> _What you are asked to do_
Your output is the lines from the first one to the one containing "minimum height=181pt] (manage)", repeated exactly, with images left out.

[Records with drawing code]
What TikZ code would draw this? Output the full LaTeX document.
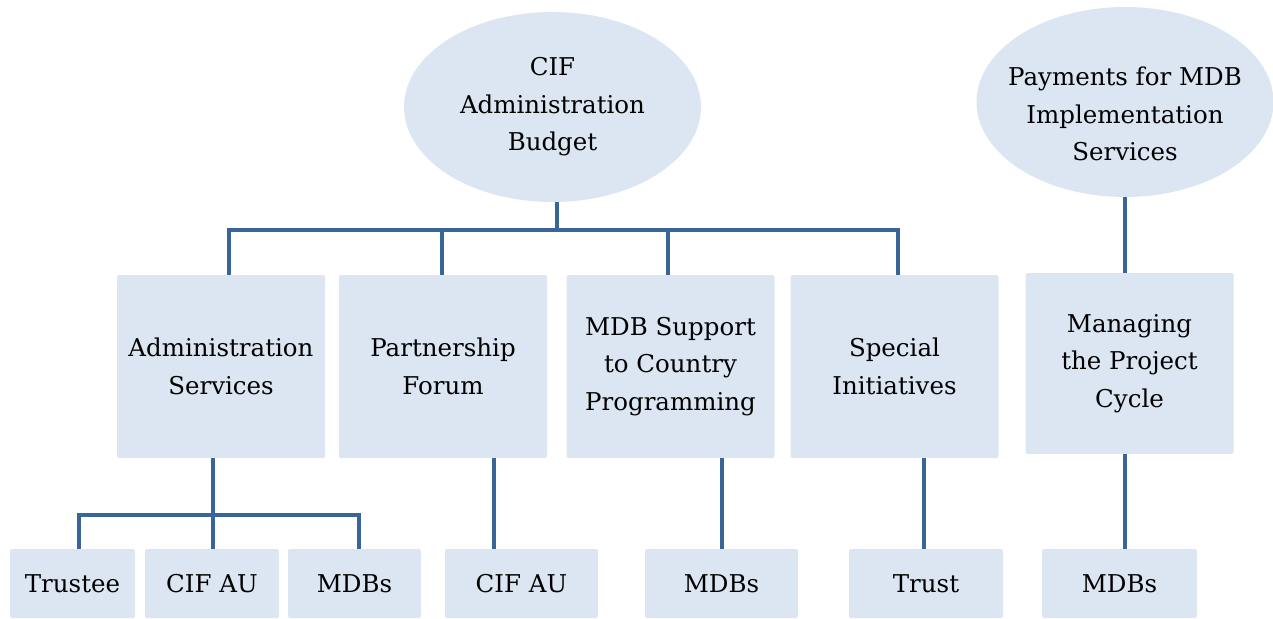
\documentclass[tikz,border=0pt]{standalone}
\usepackage{fontspec}
\setmainfont{DejaVu Serif}
\usetikzlibrary{shapes.geometric}
\definecolor{boxfill}{HTML}{DCE6F2}
\definecolor{linkblue}{HTML}{3A6599}
\begin{document}
\begin{tikzpicture}[x=1pt,y=-1pt,
  lbl/.style={font=\fontsize{24.5}{37.5}\selectfont, align=center, text=black},
  oval/.style={ellipse, fill=boxfill, inner sep=0pt, minimum width=297pt, minimum height=190pt},
  unit/.style={rectangle, fill=boxfill, rounded corners=2pt, inner sep=0pt,
               minimum width=208pt, minimum height=183pt, lbl},
  leaf/.style={rectangle, fill=boxfill, rounded corners=2pt, inner sep=0pt,
               minimum height=69pt, lbl},
  link/.style={draw=linkblue, line width=3.5pt}]
\useasboundingbox (0,0) rectangle (1273,618);
\clip (0,0) rectangle (1273,618);

% budget ovals
\node[oval, lbl] (budget) at (552.5,107) {CIF\\Administration\\Budget};
\node[oval] (payments) at (1125,102) {};
\node[lbl] (paymentstxt) at (1125,114) {Payments for MDB\\Implementation\\Services};

% activity boxes
\node[unit] (admin)   at (221,366.5)   {Administration\\Services};
\node[unit] (partner) at (443,366.5)   {Partnership\\Forum};
\node[unit] (mdbsup)  at (670.5,366.5) {MDB Support\\to Country\\Programming};
\node[unit] (special) at (894.5,366.5) {Special\\Initiatives};
\node[unit, minimum height=181pt] (manage) at (1129.5,363.5) {Managing\\the Project\\Cycle};

% executing agencies
\node[leaf, minimum width=125pt] (trustee) at (72.5,583.5)  {Trustee};
\node[leaf, minimum width=134pt] (cifau1)  at (212,583.5)   {CIF AU};
\node[leaf, minimum width=133pt] (mdbs1)   at (354.5,583.5) {MDBs};
\node[leaf, minimum width=153pt] (cifau2)  at (521.5,583.5) {CIF AU};
\node[leaf, minimum width=153pt] (mdbs2)   at (721.5,583.5) {MDBs};
\node[leaf, minimum width=154pt] (trust)   at (926,583.5)   {Trust};
\node[leaf, minimum width=155pt] (mdbs3)   at (1119.5,583.5) {MDBs};

% top distribution bus
\coordinate (hub) at (557,230);
\coordinate (b1) at (229,230);
\coordinate (b2) at (442,230);
\coordinate (b3) at (668,230);
\coordinate (b4) at (898,230);
\draw[link] (budget.south -| hub) -- (hub);
\draw[link] (b1 |- admin.north) -- (b1) -- (b4) -- (b4 |- special.north);
\draw[link] (b2) -- (b2 |- partner.north);
\draw[link] (b3) -- (b3 |- mdbsup.north);
\draw[link] (payments.south) -- (payments.south |- manage.north);

% administration services split
\coordinate (sub) at (213,515);
\coordinate (s1) at (79,515);
\coordinate (s3) at (359,515);
\draw[link] (admin.south -| sub) -- (sub);
\draw[link] (s1 |- trustee.north) -- (s1) -- (s3) -- (s3 |- mdbs1.north);
\draw[link] (sub) -- (sub |- cifau1.north);

% single links to agencies
\draw[link] ([xshift=51pt]partner.south) coordinate (pd) -- (pd |- cifau2.north);
\draw[link] ([xshift=51.5pt]mdbsup.south) coordinate (md) -- (md |- mdbs2.north);
\draw[link] ([xshift=29.5pt]special.south) coordinate (sd) -- (sd |- trust.north);
\draw[link] ([xshift=-4.5pt]manage.south) coordinate (gd) -- (gd |- mdbs3.north);
\end{tikzpicture}
\end{document}
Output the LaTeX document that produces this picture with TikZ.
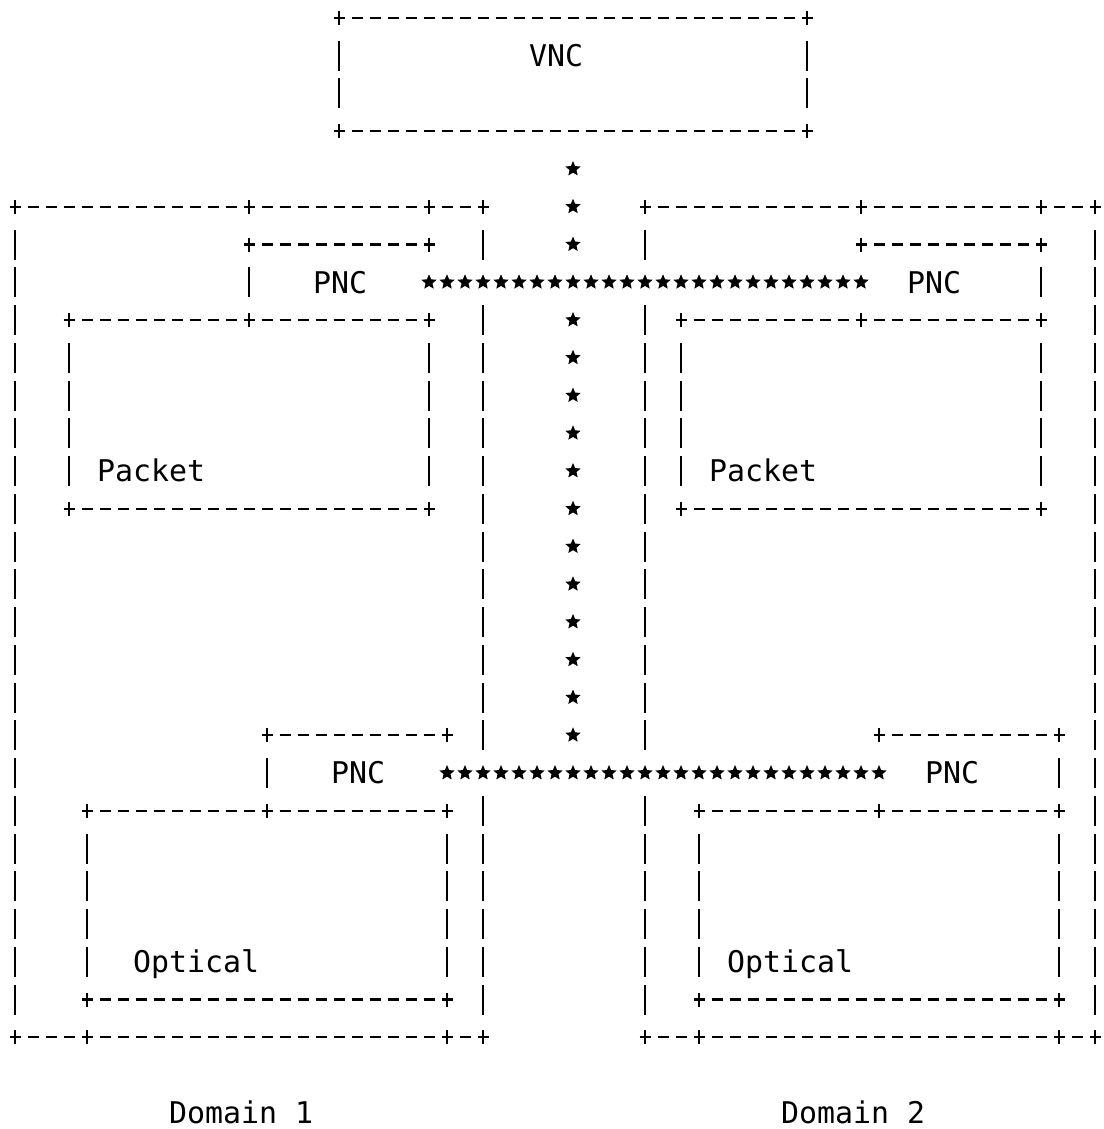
\documentclass[tikz,border=0pt]{standalone}
\usepackage{fontspec}
\setmonofont{DejaVu Sans Mono}
\usepackage{tikz}
\usetikzlibrary{calc,shapes.geometric,decorations.markings}

\begin{document}
\begin{tikzpicture}[x=9pt, y=-18.875pt, line width=1.2pt,
		font=\ttfamily\fontsize{14.95pt}{18pt}\selectfont,
		hline/.style={dash pattern=on 5.5pt off 3.5pt},
		vline/.style={dash pattern=on 15pt off 3.875pt},
		area/.style={inner sep=0pt, outer sep=0pt},
		txt/.style={anchor=west, inner sep=0pt, text height=10.9pt, text depth=0pt},
		cellmask/.style={fill=white, inner sep=0pt, minimum width=9pt, minimum height=18.875pt},
		starmark/.style={star, star points=5, star point ratio=2.2, minimum size=8pt, inner sep=0pt, fill=black},
		hbus/.style={decoration={markings,
			mark=between positions 0 and 1 step 9pt with {\node[cellmask] {}; \node[starmark] {};},
			mark=at position 1 with {\node[cellmask] {}; \node[starmark] {};}}, decorate},
		vbus/.style={decoration={markings,
			mark=between positions 18.875pt and 1 step 18.875pt with {\node[cellmask] {}; \node[starmark] {};},
			mark=at position 1 with {\node[starmark] {};}}, decorate}]
			\useasboundingbox (-0.8333,-0.4768) rectangle (60.444,29.43);
			\foreach \n/\xa/\ya/\xb/\yb in {vnc/18/0/44/3, dom1/0/5/26/27, dom2/35/5/60/27,
				pnc1/13/6/23/8, pkt1/3/8/23/13, pnc2/47/6/57/8, pkt2/37/8/57/13,
				pnc3/14/19/24/21, opt1/4/21/24/26, pnc4/48/19/58/21, opt2/38/21/58/26} {
				\node[area, minimum width={(\xb-\xa)*9pt}, minimum height={(\yb-\ya)*18.875pt}] (\n) at ({(\xa+\xb)/2},{(\ya+\yb)/2}) {};
				\draw[hline] ([xshift=-2.75pt]\n.north west) -- ([xshift=2.75pt]\n.north east);
				\draw[hline] ([xshift=-2.75pt]\n.south west) -- ([xshift=2.75pt]\n.south east);
				\draw[vline] ([yshift=-11.375pt]\n.north west) -- ([yshift=11.375pt]\n.south west);
				\draw[vline] ([yshift=-11.375pt]\n.north east) -- ([yshift=11.375pt]\n.south east);
				\foreach \k in {north west, north east, south west, south east}
					\draw (\n.\k) +(0,3.5pt) -- +(0,-3.5pt);
			}
			\foreach \b/\d in {pnc1/dom1, pnc2/dom2}
				\foreach \k in {west, east}
					\draw (\b.north \k |- \d.north) +(0,3.5pt) -- +(0,-3.5pt);
			\foreach \b/\d in {opt1/dom1, opt2/dom2}
				\foreach \k in {west, east}
					\draw (\b.south \k |- \d.south) +(0,3.5pt) -- +(0,-3.5pt);
			\path[vbus] (vnc.south) -- (vnc.south |- pnc3.east);
			\path[hbus] (pnc1.east) -- (pnc2.west);
			\path[hbus] (pnc3.east) -- (pnc4.west);
			\node[txt] (vnc-t) at (28.5,1) {VNC};
			\node[txt] (pnc1-t) at (16.5,7) {PNC};
			\node[txt] (pnc2-t) at (49.5,7) {PNC};
			\node[txt] (pkt1-t) at (4.5,12) {Packet};
			\node[txt] (pkt2-t) at (38.5,12) {Packet};
			\node[txt] (pnc3-t) at (17.5,20) {PNC};
			\node[txt] (pnc4-t) at (50.5,20) {PNC};
			\node[txt] (opt1-t) at (6.5,25) {Optical};
			\node[txt] (opt2-t) at (39.5,25) {Optical};
			\node[txt] (dom1-t) at (8.5,29) {Domain 1};
			\node[txt] (dom2-t) at (42.5,29) {Domain 2};
		\end{tikzpicture}
\end{document}
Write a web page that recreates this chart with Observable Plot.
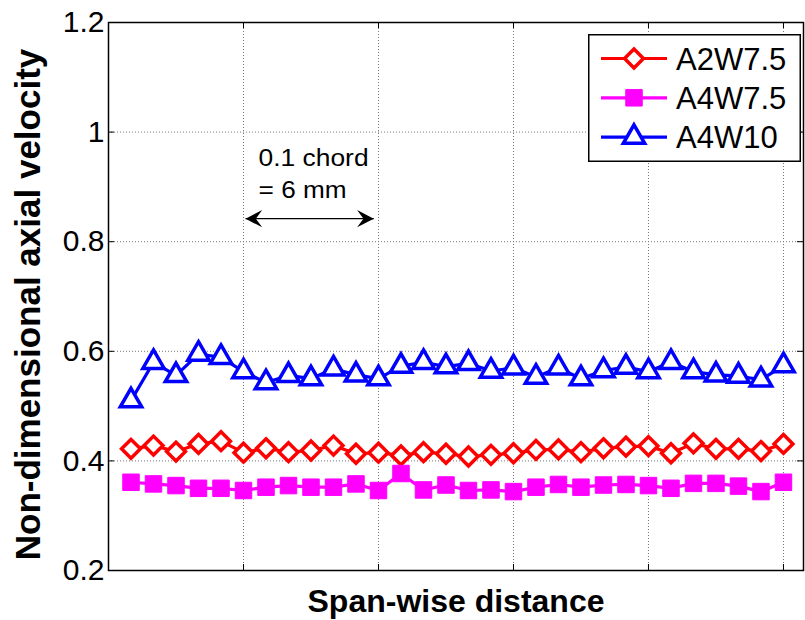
<!DOCTYPE html>
<html><head><meta charset="utf-8">
<script src="https://cdn.jsdelivr.net/npm/d3@7"></script>
<script src="https://cdn.jsdelivr.net/npm/@observablehq/plot@0.6"></script>
<style>
body{margin:0;background:#fff;}
#chart{position:relative;width:805px;height:620px;font-family:"Liberation Sans",Arial,sans-serif;}
</style></head><body><div id="chart"></div>
<script>
// ---- data ----
const spanIndex = [1,2,3,4,5,6,7,8,9,10,11,12,13,14,15,16,17,18,19,20,21,22,23,24,25,26,27,28,29,30];
const seriesNames = ["A2W7.5", "A4W7.5", "A4W10"];
const a2w75 = [0.422,0.428,0.417,0.431,0.436,0.415,0.423,0.416,0.419,0.428,0.413,0.415,0.410,0.416,0.413,0.408,0.411,0.414,0.420,0.421,0.416,0.423,0.426,0.427,0.414,0.432,0.422,0.422,0.418,0.431];
const a4w75 = [0.361,0.358,0.355,0.350,0.350,0.346,0.352,0.355,0.352,0.352,0.358,0.346,0.377,0.347,0.356,0.346,0.347,0.344,0.352,0.357,0.352,0.356,0.357,0.355,0.350,0.359,0.359,0.354,0.344,0.361];
const a4w10 = [0.510,0.580,0.556,0.595,0.589,0.563,0.543,0.556,0.550,0.568,0.557,0.550,0.573,0.580,0.572,0.578,0.564,0.570,0.553,0.570,0.550,0.565,0.571,0.563,0.580,0.563,0.557,0.555,0.548,0.574];
const yTicks = [0.2,0.4,0.6,0.8,1.0,1.2];
const xTicks = [0,6,12,18,24,30];
const xDomain = [0, 30.89];
const yDomain = [0.2, 1.2];
const xLabel = "Span-wise distance";
const yLabel = "Non-dimensional axial velocity";
const noteLines = [{x: 6.67, y: 0.951, text: "0.1 chord"}, {x: 6.67, y: 0.893, text: "= 6 mm"}];
const noteArrow = [{x1: 6.09, x2: 11.79, y: 0.842}];

// ---- styles ----
const FONT = '"Liberation Sans", Arial, sans-serif';
const colors = ["#ff0000", "#ff00ff", "#0000ff"];
const symbols = ["diamond2", "square", "triangle2"];
const symFill = ["white", "#ff00ff", "white"];
const symR = [8.5, 9.3, 10.2];
const symSW = [3.5, 1, 3.5];

const values = [a2w75, a4w75, a4w10];
const data = [];
seriesNames.forEach((name, k) => values[k].forEach((v, i) => data.push({x: spanIndex[i], y: v, name})));

const W = 805, H = 620, ML = 108, MR = 2, MT = 22, MB = 50;
const PW = W - ML - MR, PH = H - MT - MB;
const TICK = 6;

const arrowRight = {draw(ctx, size) { const s = Math.sqrt(size); ctx.moveTo(0,0); ctx.lineTo(-s, -s*0.52); ctx.lineTo(-s*0.62, 0); ctx.lineTo(-s, s*0.52); ctx.closePath(); }};
const arrowLeft = {draw(ctx, size) { const s = Math.sqrt(size); ctx.moveTo(0,0); ctx.lineTo(s, -s*0.52); ctx.lineTo(s*0.62, 0); ctx.lineTo(s, s*0.52); ctx.closePath(); }};

const marks = [
  Plot.ruleY(yTicks.slice(1, -1), {y: d => d, stroke: "#777", strokeWidth: 1, strokeDasharray: "1,2"}),
  Plot.ruleX(xTicks.slice(1), {x: d => d, stroke: "#777", strokeWidth: 1, strokeDasharray: "1,2"}),
  Plot.tickY(yTicks, {y: d => d, insetRight: PW - TICK, stroke: "black", strokeWidth: 1}),
  Plot.tickY(yTicks, {y: d => d, insetLeft: PW - TICK, stroke: "black", strokeWidth: 1}),
  Plot.tickX(xTicks, {x: d => d, insetTop: PH - TICK, stroke: "black", strokeWidth: 1}),
  Plot.tickX(xTicks, {x: d => d, insetBottom: PH - TICK, stroke: "black", strokeWidth: 1}),
  Plot.axisY({ticks: yTicks, tickSize: 0, tickPadding: 4, fontSize: 30, label: null, tickFormat: d => String(+d.toFixed(1))}),
];
seriesNames.forEach((name, k) => {
  const sub = data.filter(d => d.name === name);
  marks.push(Plot.line(sub, {x: "x", y: "y", stroke: colors[k], strokeWidth: 3.2}));
});
seriesNames.forEach((name, k) => {
  const sub = data.filter(d => d.name === name);
  marks.push(Plot.dot(sub, {x: "x", y: "y", symbol: symbols[k], r: symR[k], fill: symFill[k], stroke: colors[k], strokeWidth: symSW[k]}));
});
marks.push(
  Plot.frame({stroke: "black", strokeWidth: 1.5}),
  Plot.link(noteArrow, {x1: "x1", x2: "x2", y1: "y", y2: "y", stroke: "black", strokeWidth: 1.3}),
  Plot.dot(noteArrow, {x: "x1", y: "y", symbol: arrowLeft, r: 9.4, fill: "black", stroke: "none"}),
  Plot.dot(noteArrow, {x: "x2", y: "y", symbol: arrowRight, r: 9.4, fill: "black", stroke: "none"}),
  Plot.text(noteLines, {x: "x", y: "y", text: "text", textAnchor: "start", fontSize: 23, fill: "black"}),
  Plot.text([yLabel], {frameAnchor: "left", textAnchor: "middle", lineAnchor: "middle", dx: -80, dy: 8, rotate: -90, fontSize: 35, fontWeight: "bold", fill: "black"}),
  Plot.text([xLabel], {frameAnchor: "bottom", textAnchor: "middle", lineAnchor: "middle", dx: 0, dy: 31, fontSize: 32, fontWeight: "bold", fill: "black"})
);

const plot = Plot.plot({
  width: W, height: H,
  marginLeft: ML, marginRight: MR, marginTop: MT, marginBottom: MB,
  style: {fontFamily: FONT, background: "white", color: "black", overflow: "visible"},
  x: {domain: xDomain, axis: null},
  y: {domain: yDomain, axis: null},
  marks
});
const chart = document.getElementById("chart");
chart.appendChild(plot);

// widen annotation text as in the reference
d3.select(plot).selectAll("text").filter(function() { return this.textContent === "0.1 chord"; })
  .attr("textLength", 110).attr("lengthAdjust", "spacingAndGlyphs");
d3.select(plot).selectAll("text").filter(function() { return this.textContent === "= 6 mm"; })
  .attr("textLength", 88).attr("lengthAdjust", "spacingAndGlyphs");

// ---- legend (overlay inside the axes, top right) ----
const LW = 213, LH = 128;
const leg = d3.create("svg").attr("width", LW).attr("height", LH)
  .style("position", "absolute").style("left", "588px").style("top", "34px").style("overflow", "visible");
leg.append("rect").attr("x", 0.75).attr("y", 0.75).attr("width", LW - 1.5).attr("height", LH - 1.5)
  .attr("fill", "white").attr("stroke", "black").attr("stroke-width", 1.5);
const d3sym = {"diamond2": d3.symbolDiamond2, "square": d3.symbolSquare, "triangle2": d3.symbolTriangle2};
seriesNames.forEach((name, k) => {
  const cy = 24.5 + k * 39.3;
  const g = leg.append("g");
  g.append("line").attr("x1", 13).attr("x2", 79).attr("y1", cy).attr("y2", cy).attr("stroke", colors[k]).attr("stroke-width", 3.2);
  g.append("path").attr("transform", `translate(46,${cy})`)
    .attr("d", d3.symbol(d3sym[symbols[k]], symR[k] * symR[k] * Math.PI)())
    .attr("fill", symFill[k]).attr("stroke", colors[k]).attr("stroke-width", symSW[k]);
  g.append("text").attr("x", 88).attr("y", cy + 11).attr("font-size", 31).attr("font-family", FONT).attr("fill", "black").text(name);
});
chart.appendChild(leg.node());
</script></body></html>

> _The result_
What TikZ code would draw this? Output the full LaTeX document.
\documentclass[tikz,border=0pt]{standalone}
\usepackage{fontspec}
\setmainfont{DejaVu Serif}
\usetikzlibrary{shapes.geometric}
\definecolor{boxfill}{HTML}{DCE6F2}
\definecolor{linkblue}{HTML}{3A6599}
\begin{document}
\begin{tikzpicture}[x=1pt,y=-1pt,
  lbl/.style={font=\fontsize{24.5}{37.5}\selectfont, align=center, text=black},
  oval/.style={ellipse, fill=boxfill, inner sep=0pt, minimum width=297pt, minimum height=190pt},
  unit/.style={rectangle, fill=boxfill, rounded corners=2pt, inner sep=0pt,
               minimum width=208pt, minimum height=183pt, lbl},
  leaf/.style={rectangle, fill=boxfill, rounded corners=2pt, inner sep=0pt,
               minimum height=69pt, lbl},
  link/.style={draw=linkblue, line width=3.5pt}]
\useasboundingbox (0,0) rectangle (1273,618);
\clip (0,0) rectangle (1273,618);

% budget ovals
\node[oval, lbl] (budget) at (552.5,107) {CIF\\Administration\\Budget};
\node[oval] (payments) at (1125,102) {};
\node[lbl] (paymentstxt) at (1125,114) {Payments for MDB\\Implementation\\Services};

% activity boxes
\node[unit] (admin)   at (221,366.5)   {Administration\\Services};
\node[unit] (partner) at (443,366.5)   {Partnership\\Forum};
\node[unit] (mdbsup)  at (670.5,366.5) {MDB Support\\to Country\\Programming};
\node[unit] (special) at (894.5,366.5) {Special\\Initiatives};
\node[unit, minimum height=181pt] (manage) at (1129.5,363.5) {Managing\\the Project\\Cycle};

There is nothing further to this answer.